- TASK STATEMENT -
Starting at the first line of the data, print each line verbatim up to and including the line bearing "(70,1287) -- (70,553);", omitting pictures.

▼

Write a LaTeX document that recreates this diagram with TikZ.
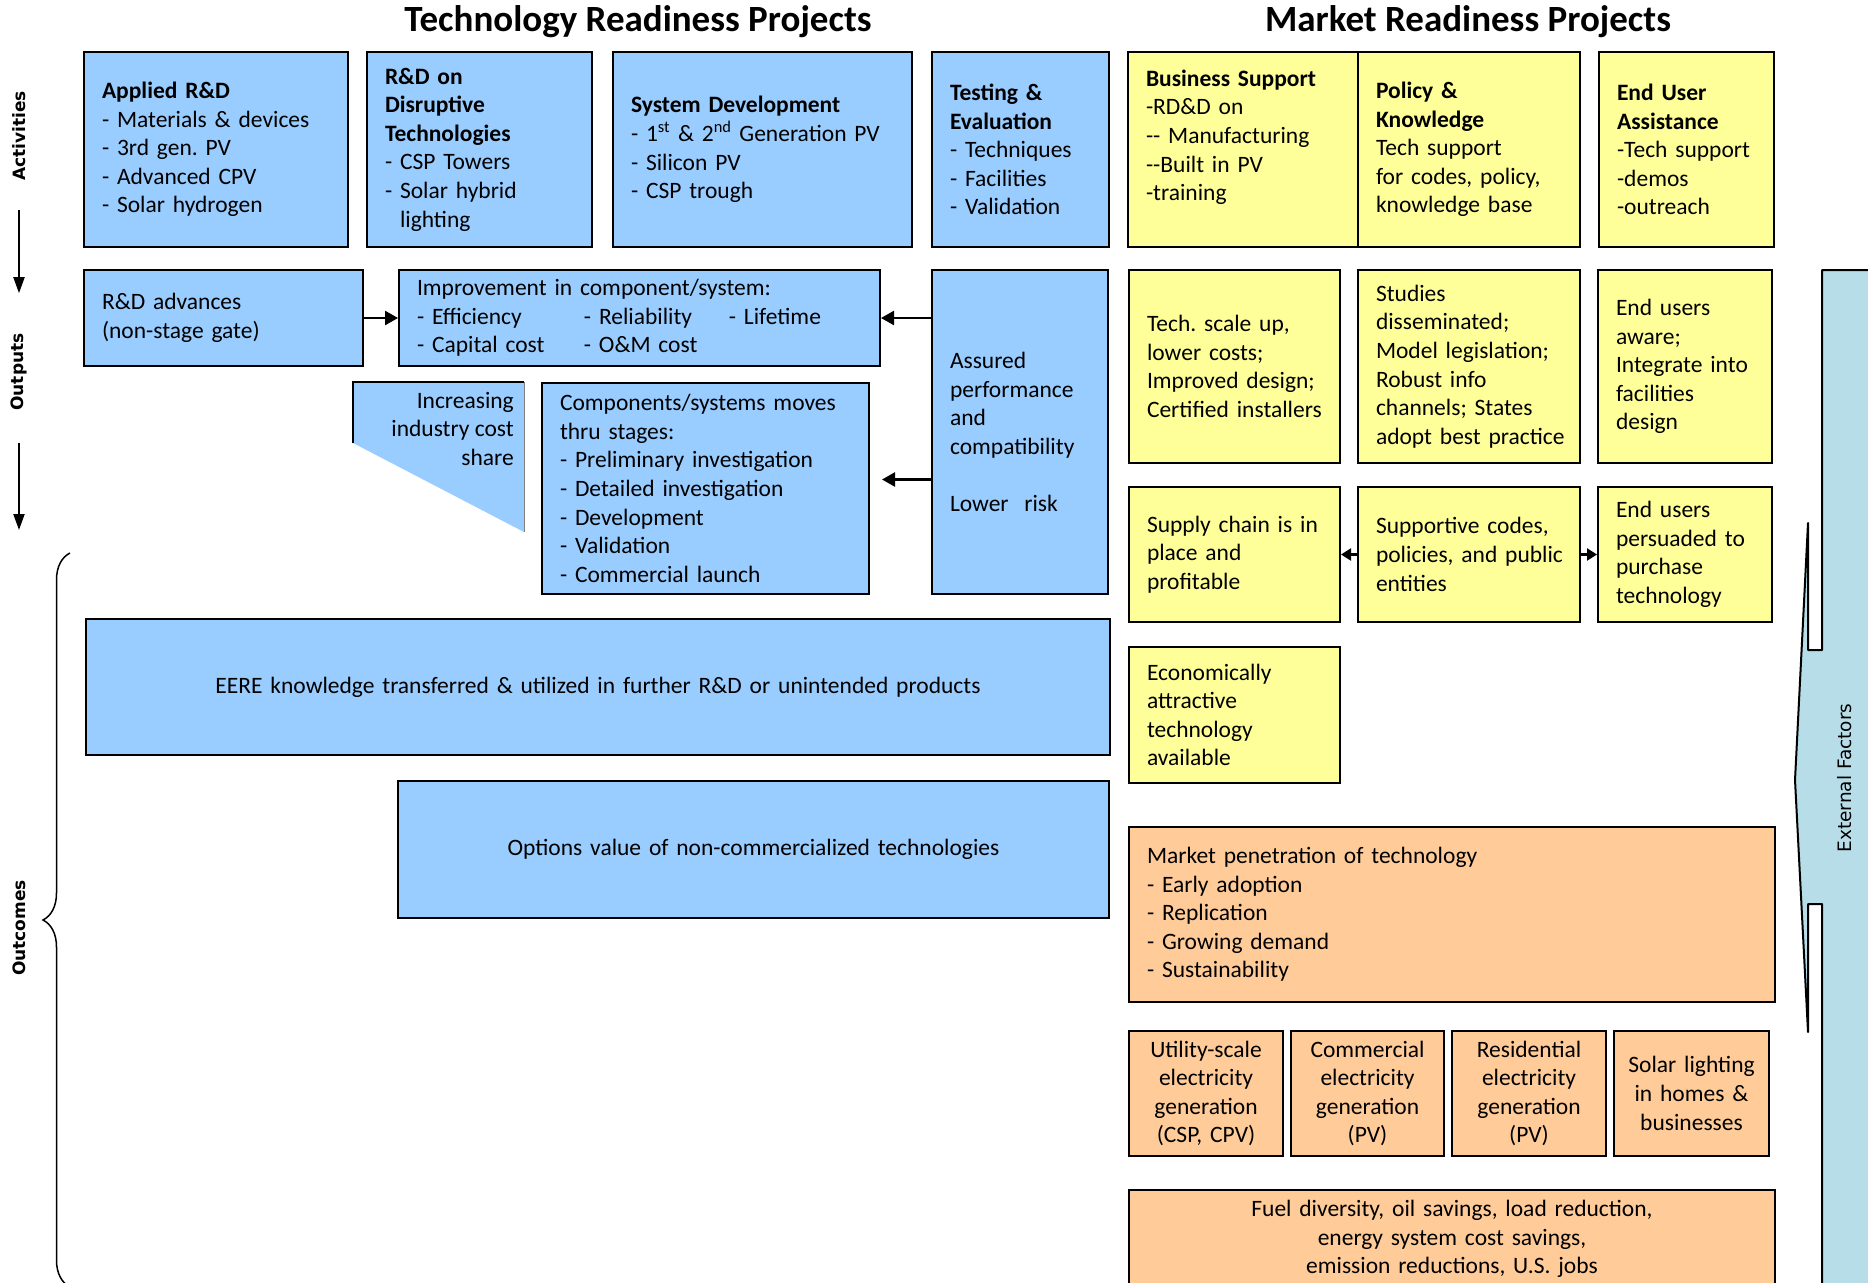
\documentclass[tikz,border=0pt]{standalone}
\usepackage{fontspec}
\setmainfont{Carlito}
\newfontfamily\dejavu{DejaVu Sans}
\usetikzlibrary{arrows.meta,calc,decorations.pathreplacing}

\definecolor{techblue}{HTML}{99CCFF}
\definecolor{mktyellow}{HTML}{FFFF99}
\definecolor{outorange}{HTML}{FFCC99}
\definecolor{extcyan}{HTML}{B7DEE8}

\newcommand{\bodyfont}{\fontsize{23.5}{28.6}\selectfont\frenchspacing\hyphenpenalty=10000 }

\tikzset{
  projbox/.style={draw, line width=2pt, anchor=north west, inner xsep=18pt, inner ysep=0pt, align=left, font=\bodyfont},
  bluebox/.style={projbox, fill=techblue},
  yellowbox/.style={projbox, fill=mktyellow},
  orangebox/.style={projbox, fill=outorange},
  headtext/.style={font=\bfseries\fontsize{37}{44}\selectfont},
  sidelabel/.style={rotate=90, inner sep=0pt, font=\dejavu\bfseries\fontsize{17}{20}\selectfont},
  bigarrow/.style={line width=2.5pt, -{Triangle[length=13pt,width=14pt]}},
  smallarrow/.style={line width=2.2pt, -{Triangle[length=10pt,width=12pt]}},
  downarrow/.style={line width=2pt, -{Triangle[length=16pt,width=11pt]}}
}

\begin{document}
\begin{tikzpicture}[x=1pt,y=-1pt]
\useasboundingbox (0,0) rectangle (1868,1282);
\clip (0,0) rectangle (1868,1282);

% headings
\node[headtext] (techhead) at (638,22) {Technology Readiness Projects};
\node[headtext] (markethead) at (1468,22) {Market Readiness Projects};

% left column
\node[sidelabel] (act) at (19,136) {Activities};
\node[sidelabel] (outp) at (19,372) {Outputs};
\node[sidelabel] (outc) at (19,928) {Outcomes};
\coordinate (outend) at (19,530);
\draw[downarrow, shorten <=29pt, shorten >=40pt] (act.west) -- (outp.east);
\draw[downarrow, shorten <=32pt] (outp.west) -- (outend);
\draw[line width=1.5pt, decorate, decoration={brace, amplitude=27pt}] (70,1287) -- (70,553);

% external factors
\draw[line width=2pt, line join=round, fill=extcyan] (1822,270) -- (1880,270) -- (1880,1300) -- (1822,1300)
  -- (1822,904) -- (1808,904) -- (1808,1032) -- (1795,780) -- (1808,523) -- (1808,650) -- (1822,650) -- cycle;
\node[font=\dejavu\fontsize{18.5}{22}\selectfont, rotate=90] (extf) at (1845,778) {External Factors};

% activities
\node[bluebox, text width=228pt, minimum height=195pt] (applied) at (83,51)
  {\textbf{Applied R\&D}\\- Materials \& devices\\- 3rd gen. PV\\- Advanced CPV\\- Solar hydrogen};
\node[bluebox, text width=189pt, minimum height=195pt] (disrupt) at (366,51)
  {\textbf{R\&D on}\\\textbf{Disruptive}\\\textbf{Technologies}\\- CSP Towers\\- Solar hybrid\\\hphantom{-~}lighting};
\node[bluebox, text width=263pt, minimum height=195pt] (sysdev) at (612,51)
  {\textbf{System Development}\\- 1\textsuperscript{st} \& 2\textsuperscript{nd} Generation PV\\- Silicon PV\\- CSP trough};
\node[bluebox, text width=141pt, minimum height=195pt] (testing) at (931,51)
  {\textbf{Testing \&}\\\textbf{Evaluation}\\- Techniques\\- Facilities\\- Validation};
\node[yellowbox, text width=194pt, minimum height=195pt] (business) at (1127,51)
  {\textbf{Business Support}\\-RD\&D on\\-{}- Manufacturing\\-{}-Built in PV\\-training\\\mbox{}};
\node[yellowbox, text width=186pt, minimum height=195pt] (policy) at (1357,51)
  {\textbf{Policy \&}\\\textbf{Knowledge}\\Tech support\\for codes, policy,\\knowledge base};
\node[yellowbox, text width=139pt, minimum height=195pt] (enduser) at (1598,51)
  {\textbf{End User}\\\textbf{Assistance}\\-Tech support\\-demos\\-outreach};

% outputs
\node[bluebox, text width=243pt, minimum height=96pt] (rdadv) at (83,269)
  {R\&D advances\\(non-stage gate)};
\node[bluebox, text width=445pt, minimum height=96pt] (improve) at (398,269)
  {Improvement in component/system:\\\makebox[167pt][l]{- Efficiency}\makebox[145pt][l]{- Reliability}- Lifetime\\\makebox[167pt][l]{- Capital cost}- O\&M cost};
\node[bluebox, text width=140pt, minimum height=324pt] (assured) at (931,269)
  {Assured\\performance\\and\\compatibility\\[28.6pt]Lower~ risk};
\fill[techblue] (353,382) -- (524,382) -- (524,532) -- (353,443) -- cycle;
\draw[line width=2pt] (353,443) -- (353,382) -- (524,382);
\draw[line width=1pt, gray] (524,382) -- (524,532);
\node[font=\bodyfont, align=right, anchor=north east, inner sep=0pt] (costshare) at (514,392)
  {Increasing\\industry cost\\share};
\node[bluebox, text width=291pt, minimum height=211pt] (comp) at (541,382)
  {Components/systems moves\\thru stages:\\- Preliminary investigation\\- Detailed investigation\\- Development\\- Validation\\- Commercial launch};

\node[yellowbox, text width=175pt, minimum height=193pt] (techscale) at (1128,269)
  {Tech. scale up,\\lower costs;\\Improved design;\\\mbox{Certified installers}};
\node[yellowbox, text width=186pt, minimum height=193pt] (studies) at (1357,269)
  {Studies\\disseminated;\\\mbox{Model legislation;}\\Robust info\\channels; States\\\mbox{adopt best practice}};
\node[yellowbox, text width=138pt, minimum height=193pt] (aware) at (1597,269)
  {End users\\aware;\\\mbox{Integrate into}\\facilities\\design};
\node[yellowbox, text width=175pt, minimum height=135pt] (supply) at (1128,486)
  {\mbox{Supply chain is in}\\place and\\profitable};
\node[yellowbox, text width=186pt, minimum height=135pt] (supportive) at (1357,486)
  {Supportive codes,\\\mbox{policies, and public}\\entities};
\node[yellowbox, text width=138pt, minimum height=135pt] (persuaded) at (1597,486)
  {End users\\persuaded to\\purchase\\technology};
\node[yellowbox, text width=175pt, minimum height=136pt] (econ) at (1128,646)
  {Economically\\attractive\\technology\\available};

% outcomes
\node[bluebox, align=center, text width=988pt, minimum height=136pt] (eere) at (85,618)
  {EERE knowledge transferred \& utilized in further R\&D or unintended products};
\node[bluebox, align=center, text width=675pt, minimum height=137pt] (options) at (397,780)
  {Options value of non-commercialized technologies};
\node[orangebox, text width=610pt, minimum height=175pt] (market) at (1128,826)
  {Market penetration of technology\\- Early adoption\\- Replication\\- Growing demand\\- Sustainability};
\node[orangebox, align=center, inner xsep=6pt, text width=142pt, minimum height=125pt] (utility) at (1128,1030)
  {Utility-scale\\electricity\\generation\\(CSP, CPV)};
\node[orangebox, align=center, inner xsep=6pt, text width=141pt, minimum height=125pt] (commercial) at (1290,1030)
  {Commercial\\electricity\\generation\\(PV)};
\node[orangebox, align=center, inner xsep=6pt, text width=142pt, minimum height=125pt] (residential) at (1451,1030)
  {Residential\\electricity\\generation\\(PV)};
\node[orangebox, align=center, inner xsep=6pt, text width=143pt, minimum height=125pt] (lighting) at (1613,1030)
  {Solar lighting\\in homes \&\\businesses};
\node[orangebox, align=center, text width=610pt, minimum height=98pt] (fuel) at (1128,1189)
  {Fuel diversity, oil savings, load reduction,\\energy system cost savings,\\emission reductions, U.S. jobs};

% connectors
\draw[bigarrow] (rdadv) -- (improve);
\draw[bigarrow] (assured.west |- improve.east) -- (improve.east);
\draw[bigarrow] ($(assured.west |- comp.east)+(0,-9)$) -- ($(comp.east)+(12,-9)$);
\draw[smallarrow] (supportive) -- (supply);
\draw[smallarrow] (supportive) -- (persuaded);
\end{tikzpicture}
\end{document}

▲

- COMPLETED EXERCISE -
Write a LaTeX document that recreates this diagram with TikZ.
\documentclass[tikz,border=0pt]{standalone}
\usepackage{fontspec}
\setmainfont{Carlito}
\newfontfamily\dejavu{DejaVu Sans}
\usetikzlibrary{arrows.meta,calc,decorations.pathreplacing}

\definecolor{techblue}{HTML}{99CCFF}
\definecolor{mktyellow}{HTML}{FFFF99}
\definecolor{outorange}{HTML}{FFCC99}
\definecolor{extcyan}{HTML}{B7DEE8}

\newcommand{\bodyfont}{\fontsize{23.5}{28.6}\selectfont\frenchspacing\hyphenpenalty=10000 }

\tikzset{
  projbox/.style={draw, line width=2pt, anchor=north west, inner xsep=18pt, inner ysep=0pt, align=left, font=\bodyfont},
  bluebox/.style={projbox, fill=techblue},
  yellowbox/.style={projbox, fill=mktyellow},
  orangebox/.style={projbox, fill=outorange},
  headtext/.style={font=\bfseries\fontsize{37}{44}\selectfont},
  sidelabel/.style={rotate=90, inner sep=0pt, font=\dejavu\bfseries\fontsize{17}{20}\selectfont},
  bigarrow/.style={line width=2.5pt, -{Triangle[length=13pt,width=14pt]}},
  smallarrow/.style={line width=2.2pt, -{Triangle[length=10pt,width=12pt]}},
  downarrow/.style={line width=2pt, -{Triangle[length=16pt,width=11pt]}}
}

\begin{document}
\begin{tikzpicture}[x=1pt,y=-1pt]
\useasboundingbox (0,0) rectangle (1868,1282);
\clip (0,0) rectangle (1868,1282);

% headings
\node[headtext] (techhead) at (638,22) {Technology Readiness Projects};
\node[headtext] (markethead) at (1468,22) {Market Readiness Projects};

% left column
\node[sidelabel] (act) at (19,136) {Activities};
\node[sidelabel] (outp) at (19,372) {Outputs};
\node[sidelabel] (outc) at (19,928) {Outcomes};
\coordinate (outend) at (19,530);
\draw[downarrow, shorten <=29pt, shorten >=40pt] (act.west) -- (outp.east);
\draw[downarrow, shorten <=32pt] (outp.west) -- (outend);
\draw[line width=1.5pt, decorate, decoration={brace, amplitude=27pt}] (70,1287) -- (70,553);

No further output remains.